Question:
I'm looking to add video surveillance to my home automation rig on the
cheap. Real cheap. Egghead.com is selling a color Vivitar PC camera
(like the Connectix QuickCam) for 39 bucks. Does anyone know if it's
possible to remove the parallel port connecter and replace with an
RCA-type jack to a monitor or VCR? (and of course, get a usable picture
out of it!) Seems like it's just a CMOS board camera inside, but I don't
know if the CPU takes over any of the functions ordinarily found on the
camera board. Like I say, trying to work this real cheap!
Where can I buy a cheap Security Camera Video Surveillance?

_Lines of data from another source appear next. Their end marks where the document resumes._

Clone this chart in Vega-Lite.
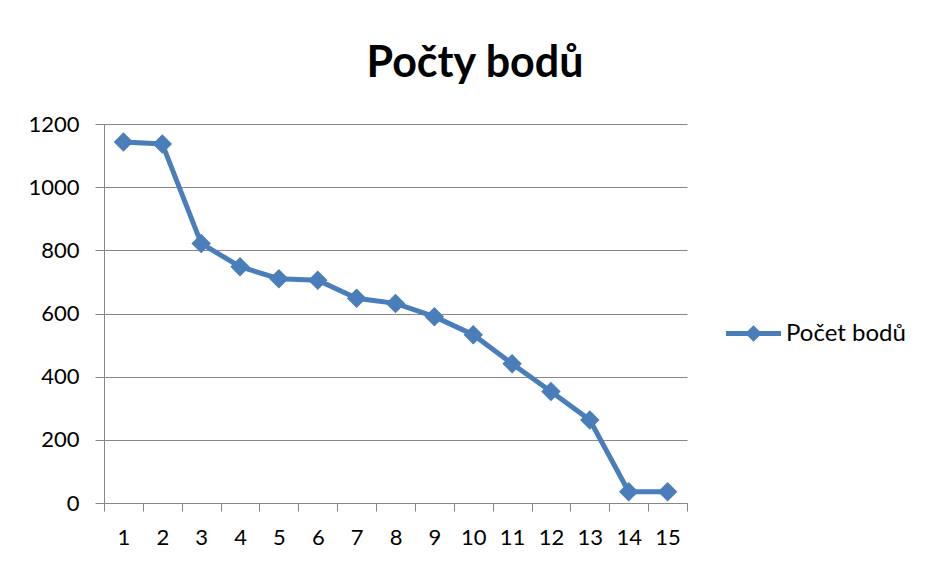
{
  "$schema": "https://vega.github.io/schema/vega-lite/v6.json",
  "width": 583,
  "height": 379,
  "padding": {"left": 27, "top": 43, "right": 10, "bottom": 10},
  "background": "white",
  "title": {
    "text": "Počty bodů",
    "font": "Lato",
    "fontSize": 43,
    "fontWeight": "bold",
    "color": "#000000",
    "anchor": "middle",
    "frame": "bounds",
    "dx": 8,
    "offset": 27
  },
  "data": {
    "values": [
      {"bod": 1, "pocet": 1143, "serie": "Počet bodů"},
      {"bod": 2, "pocet": 1137, "serie": "Počet bodů"},
      {"bod": 3, "pocet": 822, "serie": "Počet bodů"},
      {"bod": 4, "pocet": 748, "serie": "Počet bodů"},
      {"bod": 5, "pocet": 710, "serie": "Počet bodů"},
      {"bod": 6, "pocet": 705, "serie": "Počet bodů"},
      {"bod": 7, "pocet": 648, "serie": "Počet bodů"},
      {"bod": 8, "pocet": 632, "serie": "Počet bodů"},
      {"bod": 9, "pocet": 590, "serie": "Počet bodů"},
      {"bod": 10, "pocet": 533, "serie": "Počet bodů"},
      {"bod": 11, "pocet": 441, "serie": "Počet bodů"},
      {"bod": 12, "pocet": 353, "serie": "Počet bodů"},
      {"bod": 13, "pocet": 263, "serie": "Počet bodů"},
      {"bod": 14, "pocet": 36, "serie": "Počet bodů"},
      {"bod": 15, "pocet": 36, "serie": "Počet bodů"}
    ]
  },
  "mark": {
    "type": "line",
    "strokeWidth": 5,
    "point": {"shape": "diamond", "size": 380, "filled": true}
  },
  "encoding": {
    "x": {
      "field": "bod",
      "type": "ordinal",
      "bandPosition": 0.5,
      "scale": {"type": "band", "paddingInner": 0, "paddingOuter": 0},
      "axis": {
        "title": null,
        "labelAngle": 0,
        "tickBand": "extent",
        "grid": false,
        "domainColor": "#878787",
        "tickColor": "#878787",
        "tickSize": 8,
        "labelFont": "Lato",
        "labelFontSize": 22,
        "labelColor": "#000000",
        "labelPadding": 16
      }
    },
    "y": {
      "field": "pocet",
      "type": "quantitative",
      "scale": {"domain": [0, 1200], "nice": false},
      "axis": {
        "title": null,
        "values": [0, 200, 400, 600, 800, 1000, 1200],
        "format": "d",
        "grid": true,
        "gridColor": "#878787",
        "gridWidth": 1,
        "domainColor": "#878787",
        "tickColor": "#878787",
        "tickSize": 9,
        "labelFont": "Lato",
        "labelFontSize": 22,
        "labelColor": "#000000",
        "labelPadding": 16
      }
    },
    "color": {
      "field": "serie",
      "type": "nominal",
      "scale": {"range": ["#4A7EBB"]},
      "legend": {
        "title": null,
        "orient": "none",
        "legendX": 622,
        "legendY": 182,
        "padding": 0,
        "symbolType": "M-1,-0.09L-0.21,-0.09L0,-0.3L0.21,-0.09L1,-0.09L1,0.09L0.21,0.09L0,0.3L-0.21,0.09L-1,0.09Z",
        "symbolSize": 3025,
        "symbolStrokeWidth": 0,
        "labelFont": "Lato",
        "labelFontSize": 24,
        "labelColor": "#000000",
        "labelOffset": 5,
        "encode": {"symbols": {"update": {"fill": {"value": "#4A7EBB"}, "stroke": {"value": "#4A7EBB"}}}}
      }
    }
  },
  "config": {"view": {"stroke": null}}
}
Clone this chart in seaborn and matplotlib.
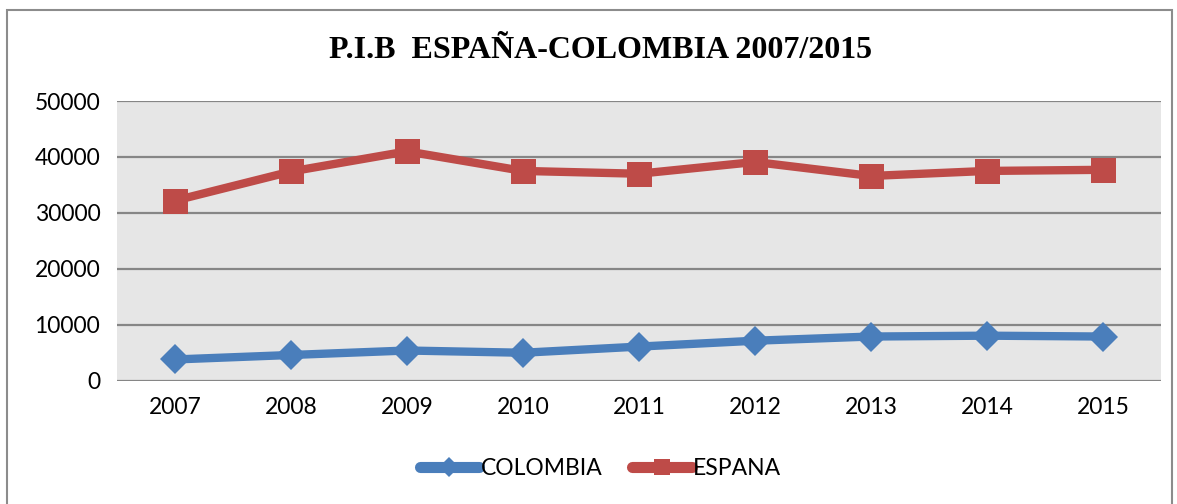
import pandas as pd
import matplotlib.pyplot as plt
import seaborn as sns
from matplotlib.patches import Rectangle

# Datos
years = [2007, 2008, 2009, 2010, 2011, 2012, 2013, 2014, 2015]
colombia = [3800, 4600, 5400, 5000, 6100, 7150, 7900, 8050, 7900]
espana = [32200, 37400, 41000, 37500, 37000, 39100, 36600, 37500, 37700]

df = pd.DataFrame({'year': years * 2,
                   'pib': colombia + espana,
                   'pais': ['COLOMBIA'] * len(years) + ['ESPANA'] * len(years)})

sns.set_style('white')
plt.rcParams['font.family'] = ['Lato', 'DejaVu Sans']
plt.rcParams['text.color'] = 'black'
plt.rcParams['xtick.color'] = 'black'
plt.rcParams['ytick.color'] = 'black'

fig = plt.figure(figsize=(11.77, 5.04), dpi=100)
ax = fig.add_axes([0.0994, 0.2446, 0.887, 0.555])
ax.set_facecolor('#e6e6e6')

sns.lineplot(data=df[df['pais'] == 'COLOMBIA'], x='year', y='pib', ax=ax,
             color='#4a7ebb', linewidth=6, marker='D', markersize=15,
             markeredgewidth=0, label='COLOMBIA')
sns.lineplot(data=df[df['pais'] == 'ESPANA'], x='year', y='pib', ax=ax,
             color='#be4b48', linewidth=6, marker='s', markersize=18,
             markeredgewidth=0, label='ESPANA')

ax.set_xlim(years[0] - 0.5, years[-1] + 0.5)
ax.set_ylim(0, 50000)
ax.set_xticks(years)
ax.set_yticks(range(0, 50001, 10000))
ax.tick_params(axis='both', labelsize=16.5, length=0)
ax.tick_params(axis='x', pad=12)
ax.tick_params(axis='y', pad=12)
ax.grid(axis='y', color='#868686', linewidth=1.6)
ax.set_axisbelow(True)
for s in ax.spines.values():
    s.set_visible(False)
ax.set_xlabel('')
ax.set_ylabel('')

fig.text(0.51, 0.9, 'P.I.B  ESPAÑA-COLOMBIA 2007/2015', ha='center', va='center',
         fontsize=23, fontweight='bold', family=['Liberation Serif', 'DejaVu Serif'])

leg = ax.legend(loc='center', bbox_to_anchor=(0.51, 0.07), bbox_transform=fig.transFigure,
                ncol=2, frameon=False, fontsize=16.5, handlelength=2.6, columnspacing=1.3,
                handletextpad=0.05, markerscale=0.65)
for ln in leg.get_lines():
    ln.set_linewidth(8)
    ln.set_solid_capstyle('round')

# borde exterior
fig.patches.append(Rectangle((0.006, -0.01), 0.99, 0.99, transform=fig.transFigure,
                             fill=False, edgecolor='#8c8c8c', linewidth=1.5))

plt.savefig('out.png', dpi=100)
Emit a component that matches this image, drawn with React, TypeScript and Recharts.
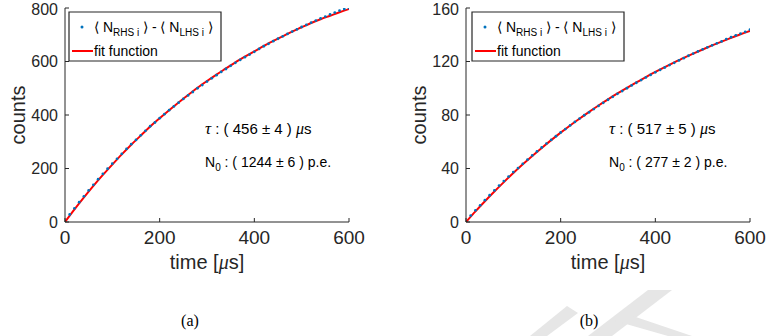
import { ComposedChart, Scatter, Line, XAxis, YAxis } from 'recharts';

const FONT = '"Liberation Sans", Arial, Helvetica, sans-serif';
const SERIF = "'Liberation Serif', 'DejaVu Serif', serif";
const AXIS = '#262626';
const BLUE = '#0072BD';
const RED = '#FF0000';

// measured points, every 10 us
const dataTimes = [
  10, 20, 30, 40, 50, 60, 70, 80, 90, 100, 110, 120, 130, 140, 150, 160, 170, 180, 190, 200,
  210, 220, 230, 240, 250, 260, 270, 280, 290, 300, 310, 320, 330, 340, 350, 360, 370, 380, 390, 400,
  410, 420, 430, 440, 450, 460, 470, 480, 490, 500, 510, 520, 530, 540, 550, 560, 570, 580, 590, 600,
];
const countsA = [
  28, 51, 74, 96, 118, 139, 160, 180, 199, 218, 236, 255, 273, 291, 307, 324, 341, 358, 372, 388,
  403, 418, 432, 446, 460, 473, 486, 500, 512, 525, 537, 549, 561, 572, 584, 595, 606, 616, 626, 636,
  647, 657, 666, 676, 685, 694, 703, 712, 720, 729, 737, 745, 753, 761, 768, 776, 783, 790, 796, 800,
];
const countsB = [
  4.8, 8.7, 12.5, 16.3, 20.0, 23.6, 27.2, 30.6, 34.0, 37.3, 40.3, 43.5, 46.7, 49.8, 52.8, 55.7, 58.6, 61.4, 64.1, 66.9,
  69.5, 72.2, 74.8, 77.3, 79.8, 82.0, 84.4, 86.8, 89.1, 91.4, 93.6, 95.8, 97.9, 100.0, 102.1, 104.1, 106.1, 108.1, 110.0, 111.9,
  113.7, 115.5, 117.3, 119.0, 120.8, 122.5, 124.3, 125.9, 127.5, 129.1, 130.6, 132.1, 133.6, 135.0, 136.8, 138.2, 139.6, 140.9, 142.2, 143.8,
];

// fit curves
const fitTimes = [
  0, 20, 40, 60, 80, 100, 120, 140, 160, 180, 200, 220, 240, 260, 280, 300,
  320, 340, 360, 380, 400, 420, 440, 460, 480, 500, 520, 540, 560, 580, 600,
];
const fitA = [
  0, 47, 92, 135, 176, 215, 253, 289, 323, 357, 388, 418, 447, 475, 502, 527,
  551, 574, 597, 618, 638, 658, 677, 694, 712, 728, 744, 758, 771, 784, 796,
];
const fitB = [
  0, 7.9, 15.5, 22.8, 29.8, 36.6, 43.1, 49.4, 55.4, 61.2, 66.8, 72.2, 77.3, 82.3, 87.1, 91.7,
  96.1, 100.3, 104.4, 108.4, 112.2, 115.8, 119.3, 122.7, 125.9, 129.0, 132.0, 134.9, 137.7, 140.4, 142.9,
];

const xTicks = [0, 200, 400, 600];
const yTicksA = [0, 200, 400, 600, 800];
const yTicksB = [0, 40, 80, 120, 160];

const legendBox = (x: number) => (
  <g fontFamily={FONT} fill="#000">
    <path d={`M${x},12 H${x + 152} V61 H${x} Z`} fill="#fff" stroke={AXIS} strokeWidth={1.2} />
    <circle cx={x + 13} cy={27} r={1.5} fill={BLUE} />
    <text x={x + 25} y={32} fontSize={14}>
      ⟨ N<tspan fontSize={10} dy={4}>RHS i</tspan><tspan dy={-4}> ⟩ - ⟨ N</tspan>
      <tspan fontSize={10} dy={4}>LHS i</tspan><tspan dy={-4}> ⟩</tspan>
    </text>
    <line x1={x + 3} x2={x + 24} y1={51} y2={51} stroke={RED} strokeWidth={2} />
    <text x={x + 25} y={51} fontSize={14} dominantBaseline="central">
      fit function
    </text>
  </g>
);

const emptyTick = () => <g />;

const yLabel = (props: any) => {
  const vb = props.viewBox || { x: 0 };
  const x = vb.x + 18;
  const y = 115;
  return (
    <text x={x} y={y} transform={`rotate(-90 ${x} ${y})`} textAnchor="middle" dominantBaseline="central"
      fontSize={20} fill={AXIS} fontFamily={FONT}>
      counts
    </text>
  );
};

const xLabel = (props: any) => {
  const vb = props.viewBox || { x: 0, y: 0, width: 0 };
  return (
    <text x={vb.x + vb.width / 2} y={262} textAnchor="middle" dominantBaseline="central" fontSize={20}
      fill={AXIS} fontFamily={FONT}>
      time [<tspan fontStyle="italic" fontFamily={SERIF}>μ</tspan>s]
    </text>
  );
};

interface PanelProps {
  left: number;
  counts: number[];
  fit: number[];
  yTicks: number[];
  marginLeft: number;
  marginRight: number;
}

function Panel({ left, counts, fit, yTicks, marginLeft, marginRight }: PanelProps) {
  const dots = dataTimes.map((t, i) => ({ t, v: counts[i] }));
  const fitRows = fitTimes.map((t, i) => ({ t, f: fit[i] }));
  const yMax = yTicks[yTicks.length - 1];
  return (
    <div style={{ position: 'absolute', left, top: 0, width: 383, height: 336 }}>
      <ComposedChart width={383} height={336} margin={{ top: 8, right: marginRight, bottom: 84, left: marginLeft }}>
        <XAxis dataKey="t" type="number" domain={[0, 600]} ticks={xTicks} allowDataOverflow height={30}
          tickSize={-4} tickMargin={13} stroke={AXIS} tick={{ fill: AXIS, fontSize: 19, fontFamily: FONT }}
          label={xLabel} />
        <XAxis xAxisId="top" orientation="top" type="number" domain={[0, 600]} ticks={xTicks} allowDataOverflow
          height={0} tickSize={-4} stroke={AXIS} tick={emptyTick} />
        <YAxis type="number" domain={[0, yMax]} ticks={yTicks} allowDataOverflow width={65} tickSize={-4}
          tickMargin={11} stroke={AXIS} tick={{ fill: AXIS, fontSize: 16, fontFamily: FONT }} label={yLabel} />
        <YAxis yAxisId="right" orientation="right" type="number" domain={[0, yMax]} ticks={yTicks} allowDataOverflow
          width={0} tickSize={-4} stroke={AXIS} tick={emptyTick} />
        <Scatter data={dots} dataKey="v" isAnimationActive={false}
          shape={(p: any) => <circle cx={p.cx} cy={p.cy} r={1.4} fill={BLUE} />} />
        <Line data={fitRows} dataKey="f" type="monotone" stroke={RED} strokeWidth={2} dot={false}
          isAnimationActive={false} />
      </ComposedChart>
    </div>
  );
}

const annot = (x: number, tau: string, n0: string) => (
  <g fontFamily={FONT} fill="#000">
    <text x={x} y={128} dominantBaseline="central" fontSize={15}>
      <tspan fontStyle="italic" fontFamily={SERIF} fontSize={17}>τ</tspan> : ( {tau} ) <tspan fontStyle="italic" fontFamily={SERIF} fontSize={16}>μ</tspan>s
    </text>
    <text x={x} y={162} dominantBaseline="central" fontSize={14}>
      N<tspan fontSize={10} dy={5}>0</tspan><tspan dy={-5}> : ( {n0} ) p.e.</tspan>
    </text>
  </g>
);

export default function App() {
  return (
    <div style={{ position: 'relative', width: 766, height: 336, background: '#fff', overflow: 'hidden' }}>
      <style>{'body{margin:0}'}</style>
      <Panel left={0} counts={countsA} fit={fitA} yTicks={yTicksA} marginLeft={0} marginRight={34} />
      <Panel left={383} counts={countsB} fit={fitB} yTicks={yTicksB} marginLeft={18} marginRight={16} />
      <svg width={766} height={336} style={{ position: 'absolute', left: 0, top: 0, pointerEvents: 'none' }}>
        <g fill="#e6e6e6">
          <polygon points="530,336 547,336 578,313 567,306" />
          <polygon points="648,290 672,290 612,336 588,336" />
          <polygon points="612,320 621,312 692,336 668,336" />
        </g>
        {legendBox(69)}
        {legendBox(472)}
        {annot(205, '456 ± 4', '1244 ± 6')}
        {annot(609, '517 ± 5', '277 ± 2')}
        <g fontFamily={SERIF} fontSize={16} fill="#000" textAnchor="middle">
          <text x={190} y={320} dominantBaseline="central">(a)</text>
          <text x={589} y={320} dominantBaseline="central">(b)</text>
        </g>
      </svg>
    </div>
  );
}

Answer:Originally cameras were analog tubes, and they generated a swept analog
signal (NTSC composite video). When CCD's came along, they were a pixel
oriented (say 512x512 array) and needed circuitry to take the digital
values from each pixel element and massage them into the analog NTSC
signal all the rest of the world was used to seeing.
Of course, to use this in a computer, you needed to take that analog NTSC
video signal, and digitize it back into bits so the computer could deal
with it.
Connectix recognised that it was dumb to take a digital array, convert it
to an analog signal, then use a digitizer board to take the analog back
to digital again. So they built cameras that took the digital values from
the CCD elements, and streamed them out as digital values either via a
parallel port a byte at a time, or in a serial fashion over a serial
connection for Macs. Removes the cost (and D/A and A/D errors) of the two
unneeded conversions, so they can be cheaper.
But, that means that the connectix, and other cams with parallel or
serial ports, don't have the circuitry on board to make the analog signal
that your monitor or VCR is built to accept. They make a stream of
digital values, the monitor and vcr expect an analog signal. Sorry.